Selon Gauthier, il n'est pas facile d'expliquer pourquoi on lui a préféré autant de défenseurs à ce repêchage. Son maniement de la rondelle était bon. Son coup de patin lui permettait toutes ses sorties hasardeuses en territoire adverse. Tout était là. Peut-être qu'on hésitait à choisir un cheval fou qui allait dans toutes les directions.

Gauthier reconnaît que Subban a beaucoup changé depuis un an ou deux. Il a gagné en maturité. Au dernier championnat mondial, où il a été choisi le défenseur par excellence du tournoi, c'était assez visible qu'il avait changé.
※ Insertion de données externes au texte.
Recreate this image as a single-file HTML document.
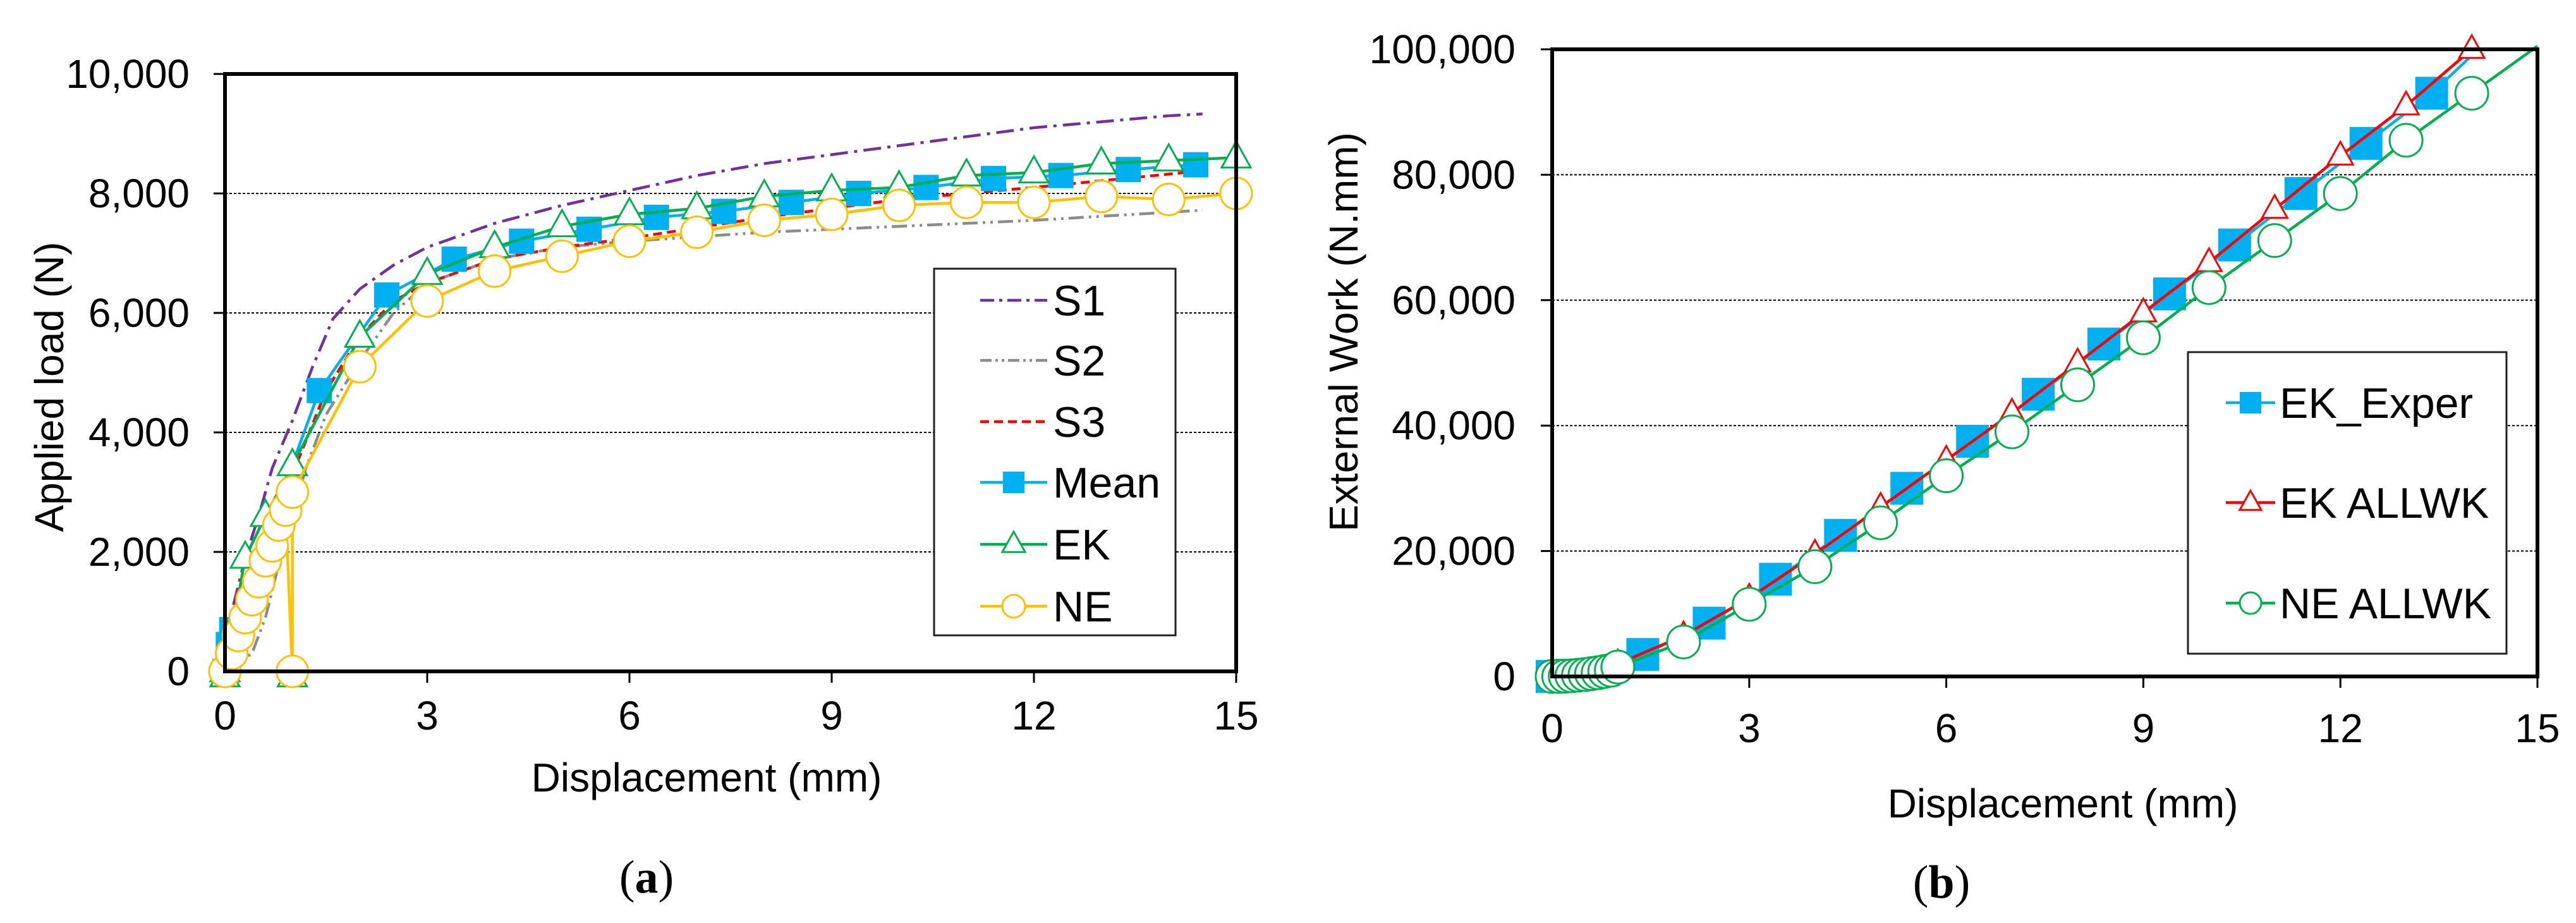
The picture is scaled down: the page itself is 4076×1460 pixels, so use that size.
<!DOCTYPE html>
<html><head><meta charset="utf-8">
<style>
html,body{margin:0;padding:0;background:#fff;}
svg{display:block;font-family:"Liberation Sans",Arial,sans-serif;}
</style></head>
<body>
<svg id="fig" width="4076" height="1460" viewBox="0 0 4076 1460" xmlns="http://www.w3.org/2000/svg">
<rect width="4076" height="1460" fill="#fff"/>
<g id="chartA"></g>
<g id="chartB"></g>
<text x="1023" y="1412" font-family="Liberation Serif,serif" font-size="74" text-anchor="middle">(<tspan font-weight="bold">a</tspan>)</text>
<text x="3072" y="1420" font-family="Liberation Serif,serif" font-size="74" text-anchor="middle">(<tspan font-weight="bold">b</tspan>)</text>
</svg>
<script>
// ---------- Chart A data ----------
const aXTicks = [0,3,6,9,12,15];
const aYTicks = [0,2000,4000,6000,8000,10000];
const aYTickLabels = ["0","2,000","4,000","6,000","8,000","10,000"];
const aS1X = [0,0.1,0.3,0.5,0.7,1,1.3,1.6,2,2.5,3,4,5,6,7,8,9,10,11,12,13,14,14.5];
const aS1Y = [0,1000,1900,2600,3400,4200,5100,5900,6400,6800,7100,7500,7800,8050,8300,8500,8650,8800,8950,9100,9200,9300,9330];
const aS2X = [0,0.2,0.4,0.6,0.8,1,1.2,1.5,2,2.5,3,4,5,6,8,10,12,14.5];
const aS2Y = [0,150,300,900,1800,2600,3400,4300,5200,6000,6500,6900,7100,7200,7350,7450,7550,7720];
const aS3X = [0,0.5,1,1.5,2,2.5,3,4,5,6,8,10,12,14.5];
const aS3Y = [0,1500,3300,4700,5600,6200,6500,6900,7100,7250,7600,7900,8100,8380];
const aMeanX = [0,0.05,0.1,1.4,2.4,3.4,4.4,5.4,6.4,7.4,8.4,9.4,10.4,11.4,12.4,13.4,14.4];
const aMeanY = [0,450,700,4700,6300,6900,7200,7400,7600,7700,7850,8000,8100,8250,8300,8400,8480];
const aEKX = [0,0.3,0.6,1,2,3,4,5,6,7,8,9,10,11,12,13,14,15];
const aEKY = [0,1900,2600,3450,5600,6650,7100,7450,7650,7750,7950,8050,8100,8300,8350,8500,8550,8600];
const aEKExtraX = [0,1];
const aEKExtraY = [0,0];
const aNEX = [0,0.1,0.2,0.3,0.4,0.5,0.6,0.7,0.8,0.9,1,1,2,3,4,5,6,7,8,9,10,11,12,13,14,15];
const aNEY = [0,300,600,900,1200,1500,1850,2100,2450,2700,0,3000,5100,6200,6700,6950,7200,7350,7550,7650,7800,7850,7850,7950,7900,8000];
const aLegendLabels = ["S1","S2","S3","Mean","EK","NE"];

// ---------- Chart B data ----------
const bXTicks = [0,3,6,9,12,15];
const bYTicks = [0,20000,40000,60000,80000,100000];
const bYTickLabels = ["0","20,000","40,000","60,000","80,000","100,000"];
const bExpX = [0,0.1,0.2,0.3,1.38,2.39,3.4,4.39,5.4,6.4,7.4,8.4,9.4,10.39,11.4,12.39,13.39,14];
const bExpY = [0,0,100,200,3500,8500,15500,22500,30000,37500,45000,53000,61000,68800,77000,85000,93000,99000];
const bExpMarkerCount = 17;
const bEKX = [0,0.2,0.4,0.6,0.8,1,2,3,4,5,6,7,8,9,10,11,12,13,14];
const bEKY = [0,100,300,600,1100,2000,6500,12500,19500,27000,34500,42000,50000,58000,66000,74500,83000,91000,100000];
const bNEX = [0,0.1,0.2,0.3,0.4,0.5,0.6,0.7,0.8,0.9,1,2,3,4,5,6,7,8,9,10,11,12,13,14,15];
const bNEY = [0,0,50,100,200,300,450,600,800,1000,1500,5500,11500,17500,24500,32000,39000,46500,54000,62000,69500,77000,85500,93000,100500];
const bNEMarkerCount = 24;
const bLegendLabels = ["EK_Exper","EK ALLWK","NE ALLWK"];

const NS = "http://www.w3.org/2000/svg";
function mk(parent, tag, attrs){
  const e = document.createElementNS(NS, tag);
  for (const k in attrs) e.setAttribute(k, attrs[k]);
  parent.appendChild(e);
  return e;
}
function txt(parent, x, y, s, size, anchor, extra){
  const t = mk(parent, "text", {x:x, y:y, "font-size":size, "text-anchor":anchor||"middle", fill:"#000"});
  if (extra) t.setAttribute("transform", extra);
  t.textContent = s;
  return t;
}
function marker(parent, kind, x, y, color, sz){
  let e;
  if (kind === "square") {
    e = mk(parent, "rect", {x:x-sz/2, y:y-sz/2, width:sz, height:sz, fill:color});
  } else if (kind === "tri") {
    const h = sz*0.9;
    e = mk(parent, "polygon", {points:`${x},${y-h*0.62} ${x-sz/2},${y+h*0.38} ${x+sz/2},${y+h*0.38}`, fill:"#fff", stroke:color, "stroke-width":3});
  } else {
    e = mk(parent, "circle", {cx:x, cy:y, r:sz/2, fill:"#fff", stroke:color, "stroke-width":3});
  }
  return e;
}
function pathD(xs, ys, sx, sy){
  return xs.map((v,i)=>(i?"L":"M")+sx(v).toFixed(1)+","+sy(ys[i]).toFixed(1)).join(" ");
}

function axes(g, L, R, T, B, xTicks, yTicks, yLabels, sx, sy, xTickY, yLabX){
  yTicks.forEach((v,i)=>{
    if (v>0 && v<yTicks[yTicks.length-1]) {
      const gl = mk(g, "line", {x1:L, x2:R, y1:sy(v), y2:sy(v), stroke:"#000", "stroke-width":2, "stroke-dasharray":"4,3"});
      
      
    }
    mk(g, "line", {x1:L-18, x2:L, y1:sy(v), y2:sy(v), stroke:"#000", "stroke-width":3});
    const t = txt(g, yLabX, sy(v)+22, yLabels[i], 64, "end");
    
    
  });
  xTicks.forEach(v=>{
    mk(g, "line", {x1:sx(v), x2:sx(v), y1:B, y2:B+18, stroke:"#000", "stroke-width":3});
    const t = txt(g, sx(v), xTickY, String(v), 64, "middle");
    
    
  });
}
function frame(g, L, R, T, B){
  const f = mk(g, "rect", {x:L, y:T, width:R-L, height:B-T, fill:"none", stroke:"#000", "stroke-width":6});
  
  
}

// ================= Chart A =================
(function(){
  const g = document.getElementById("chartA");
  const L=356, R=1956, T=117, B=1062;
  const sx = v => L + v/15*(R-L);
  const sy = v => B - v/10000*(B-T);
  axes(g, L, R, T, B, aXTicks, aYTicks, aYTickLabels, sx, sy, 1154, 300);

  const series = [
    {xs:aS1X, ys:aS1Y, color:"#7030A0", dash:"28,10,5,10", name:"series-s1"},
    {xs:aS2X, ys:aS2Y, color:"#8c8c8c", dash:"24,8,4,8,4,8", name:"series-s2"},
    {xs:aS3X, ys:aS3Y, color:"#ff0000", dash:"14,8", name:"series-s3"},
    {xs:aMeanX, ys:aMeanY, color:"#00B0F0", dash:"", name:"series-mean", m:"square", sz:40},
    {xs:aEKX, ys:aEKY, color:"#00B050", dash:"", name:"series-ek", m:"tri", sz:46},
    {xs:aNEX, ys:aNEY, color:"#FFC000", dash:"", name:"series-ne", m:"circle", sz:50}
  ];
  series.forEach(s=>{
    const p = mk(g, "path", {d:pathD(s.xs, s.ys, sx, sy), fill:"none", stroke:s.color, "stroke-width":4.5});
    if (s.dash) p.setAttribute("stroke-dasharray", s.dash);
    
    
    if (s.m) {
      s.xs.forEach((v,i)=>{
        const m = marker(g, s.m, sx(v), sy(s.ys[i]), s.color, s.sz);
        
        
      });
      if (s.m === "tri") {
        aEKExtraX.forEach((v,i)=>{
          const m = marker(g, "tri", sx(v), sy(aEKExtraY[i])+8, s.color, s.sz);
          
          
        });
      }
    }
  });
  frame(g, L, R, T, B);

  // legend
  const lg = mk(g, "g", {});
  
  
  mk(lg, "rect", {x:1478, y:425, width:382, height:580, fill:"#fff", stroke:"#222", "stroke-width":3});
  const ly = [475,570,667,763,861,959];
  aLegendLabels.forEach((lab,i)=>{
    const s = series[i];
    const e = mk(lg, "g", {});
    
    
    const ln = mk(e, "line", {x1:1551, x2:1657, y1:ly[i], y2:ly[i], stroke:s.color, "stroke-width":4.5});
    if (s.dash) ln.setAttribute("stroke-dasharray", s.dash==="14,8" ? "14,8" : (s.name==="series-s1"?"22,8,5,8":"18,6,4,6,4,6"));
    if (s.m) marker(e, s.m, 1604, ly[i], s.color, s.m==="square"?34:36);
    txt(e, 1666, ly[i]+24, lab, 68, "start");
  });

  const yt = txt(g, 0, 0, "Applied load (N)", 64, "middle", "translate(100,612) rotate(-90)");
  
  
  const xt = txt(g, 1118, 1252, "Displacement (mm)", 64, "middle");
  
  
})();

// ================= Chart B =================
(function(){
  const g = document.getElementById("chartB");
  const L=2456, R=4015, T=78, B=1070;
  const sx = v => L + v/15*(R-L);
  const sy = v => B - v/100000*(B-T);
  axes(g, L, R, T, B, bXTicks, bYTicks, bYTickLabels, sx, sy, 1174, 2398);

  const series = [
    {xs:bExpX, ys:bExpY, color:"#00B0F0", name:"series-ek-exper", m:"square", sz:52, n:bExpMarkerCount},
    {xs:bEKX, ys:bEKY, color:"#ff0000", name:"series-ek-allwk", m:"tri", sz:40, n:bEKX.length},
    {xs:bNEX, ys:bNEY, color:"#00B050", name:"series-ne-allwk", m:"circle", sz:52, n:bNEMarkerCount}
  ];
  series.forEach(s=>{
    const p = mk(g, "path", {d:pathD(s.xs, s.ys, sx, sy), fill:"none", stroke:s.color, "stroke-width":4.5});
    
    
    for (let i=0;i<s.n;i++){
      const m = marker(g, s.m, sx(s.xs[i]), sy(s.ys[i]), s.color, s.sz);
      
      
    }
  });
  frame(g, L, R, T, B);

  const lg = mk(g, "g", {});
  
  
  mk(lg, "rect", {x:3462, y:557, width:504, height:477, fill:"#fff", stroke:"#222", "stroke-width":3});
  const ly = [637,795,954];
  bLegendLabels.forEach((lab,i)=>{
    const s = series[i];
    const e = mk(lg, "g", {});
    
    
    mk(e, "line", {x1:3522, x2:3600, y1:ly[i], y2:ly[i], stroke:s.color, "stroke-width":4.5});
    marker(e, s.m, 3561, ly[i], s.color, 34);
    txt(e, 3607, ly[i]+24, lab, 68, "start");
  });

  const yt = txt(g, 0, 0, "External Work (N.mm)", 64, "middle", "translate(2148,525) rotate(-90)");
  
  
  const xt = txt(g, 3264, 1293, "Displacement (mm)", 64, "middle");
  
  
})();
</script>
</body></html>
«À l'époque, sa confiance était si grande qu'il faisait des choses qui confirmaient un manque total de maturité, ajoute-t-il. Il levait les bras au ciel quand ça n'allait pas. Il brisait des bâtons. Ce sont des gestes qu'on ne peut pas faire dans la Ligue nationale.»

L'automne prochain, Subban sera à l'école du Canadien. On va lui enseigner à devenir un défenseur de la Ligue nationale. Pourvu qu'on ne le rende pas hésitant en lui répétant constamment d'éviter les erreurs. On n'érige pas des barrières pour ralentir un pur-sang. On le laisse courir.

Chapeau Marc

Le talent, le sens du professionnalisme et le respect que mon collègue et ami Marc Defoy porte au sport qu'il couvre depuis 28 ans viennent d'être reconnus par le biais d'une entrée au Panthéon du hockey. Il était dû, comme on dit.

Quand j'étais directeur de la section sportive d'un journal dans une autre vie, j'avais ramené dans le métier cet ancien du Montréal-Matin qui avait perdu son boulot à la suite de la disparition de ce quotidien. Nous avions besoin d'un gars appliqué et à son affaire sur le hockey et c'est en plein ce que nous avions obtenu.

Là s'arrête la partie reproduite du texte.